Because hybridizers work feverishly to change plants and bring something consistently new to the marketplace, they protect their plants via patent (since the 1930s in the U.S.) and now trademark. Although trademarking plant names is somewhat controversial and also difficult for garden writers, hybridizers maintain that they must protect their investment. That's why many new, hybrids sport more than one name, one being the botanical name, and the other a trademarked name that is much more catchy. Confused yet?
Echinaceas are the current “It” plants with hybridizers, but will they also be with Oklahoma gardeners? It depends on whether they will grow and bloom abundantly like their ancestors.
Last spring, Terra Nova Nurseries released two, new, vibrantly colored echinaceas, ‘Tomato Soup’ and ‘Mac ‘n Cheese’. For 2010, they are introducing many more including: ‘Coral Reef’, ‘Firebird’, ‘Hot Lava’, ‘Flame Thrower’, 'Tangerine Dream’ and ‘Maui Sunshine’. From this extensive list, you can tell echinaceas are hot, and Terra Nova is hoping you’ll invest in a lot of them.
How well these new varieties will do in Oklahoma remains to be seen, but no one can deny that the colors are vibrant.
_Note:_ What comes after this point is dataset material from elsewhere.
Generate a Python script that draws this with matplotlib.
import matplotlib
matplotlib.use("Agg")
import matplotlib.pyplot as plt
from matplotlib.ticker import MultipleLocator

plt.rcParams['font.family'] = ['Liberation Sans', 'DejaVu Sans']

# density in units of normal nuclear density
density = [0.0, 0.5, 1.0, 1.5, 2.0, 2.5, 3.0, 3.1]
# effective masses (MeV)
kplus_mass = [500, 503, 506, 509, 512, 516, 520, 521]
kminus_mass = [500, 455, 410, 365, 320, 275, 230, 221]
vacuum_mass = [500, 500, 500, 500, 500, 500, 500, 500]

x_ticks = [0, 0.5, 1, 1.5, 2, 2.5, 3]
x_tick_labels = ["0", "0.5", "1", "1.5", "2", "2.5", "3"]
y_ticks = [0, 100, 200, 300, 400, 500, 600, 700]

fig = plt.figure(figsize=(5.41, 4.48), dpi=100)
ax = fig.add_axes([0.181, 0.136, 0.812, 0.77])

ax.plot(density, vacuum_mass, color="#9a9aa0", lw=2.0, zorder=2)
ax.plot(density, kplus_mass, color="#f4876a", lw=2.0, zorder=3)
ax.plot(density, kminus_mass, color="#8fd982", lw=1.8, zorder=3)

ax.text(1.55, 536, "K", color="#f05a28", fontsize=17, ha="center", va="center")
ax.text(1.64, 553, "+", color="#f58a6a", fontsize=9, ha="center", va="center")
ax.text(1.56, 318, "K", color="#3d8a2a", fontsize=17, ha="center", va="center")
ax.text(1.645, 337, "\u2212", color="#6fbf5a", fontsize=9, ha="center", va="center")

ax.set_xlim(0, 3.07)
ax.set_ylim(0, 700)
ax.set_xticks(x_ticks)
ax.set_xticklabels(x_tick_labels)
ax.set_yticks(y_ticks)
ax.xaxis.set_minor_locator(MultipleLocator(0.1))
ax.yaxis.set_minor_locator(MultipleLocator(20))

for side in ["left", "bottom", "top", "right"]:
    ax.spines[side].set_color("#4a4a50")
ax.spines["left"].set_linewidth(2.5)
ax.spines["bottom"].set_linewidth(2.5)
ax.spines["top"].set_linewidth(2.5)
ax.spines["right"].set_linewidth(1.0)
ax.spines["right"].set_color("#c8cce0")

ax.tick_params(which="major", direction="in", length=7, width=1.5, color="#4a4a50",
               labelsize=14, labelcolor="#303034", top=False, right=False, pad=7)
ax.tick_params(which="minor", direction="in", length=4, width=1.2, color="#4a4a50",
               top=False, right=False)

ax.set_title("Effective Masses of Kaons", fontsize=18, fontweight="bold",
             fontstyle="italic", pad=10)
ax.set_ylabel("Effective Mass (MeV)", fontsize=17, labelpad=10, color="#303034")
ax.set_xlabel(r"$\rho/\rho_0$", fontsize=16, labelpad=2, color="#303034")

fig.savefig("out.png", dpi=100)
One piece of advice from Dan Heims of Terra Nova, about some of the newer varieties (especially the yellow ones), is to cut off the first set of blooms on the plants, giving the roots time to develop basal shoots. Otherwise, he said, the plants bloom themselves to death. I tried this with some of my newer plants like E. ‘Pink Double Delight’ which has flourished in my garden for two seasons. Its cheerful, double flowers look great next to Artemisia ludoviciana ‘Silver King’. ‘Pink Double Delight’ is part of the Cone-fections® series which also includes ‘Coconut Lime’ (a personal favorite), ‘Hot Papaya’, ‘Meringue’and ‘Milkshake’. All of these cultivars are fully double giving them a frilly appearance. They were hybridized by Henk Holtmaat and Arie Blom of AB-Cultivars of the Netherlands.
E. Pixie Meadowbrite™, an extremely floriferous selection from Dr. James R. Ault of the Chicago Botanic Garden, is bright pink and, at 24 to 30 inches, is shorter than many selections.
The list of new cultivars goes on and on, and gardeners can now find echinaceas in nearly every shape, size and color imaginable, but let’s not forget native coneflowers too like E. pallida, which has delicate, reflexed petals of airy lavender. There’s still a place in the garden for native coneflowers and those which aren’t the color of mom’s tomato soup.










Comments
I WILL have the green by next year. Love the hybrids.
I love reading all of this insider information. Thank you for another great article. My favorite thing about echinaceas is the 2 weeks during the fall with the gold finches migrate through our area and eat the ripe seeds. They are so feisty and fun to watch.
Jackie DiGiovanni
I love 'coneflowers' and have most of the 'Big Sky' series. That are a never fail plant for the flower bed.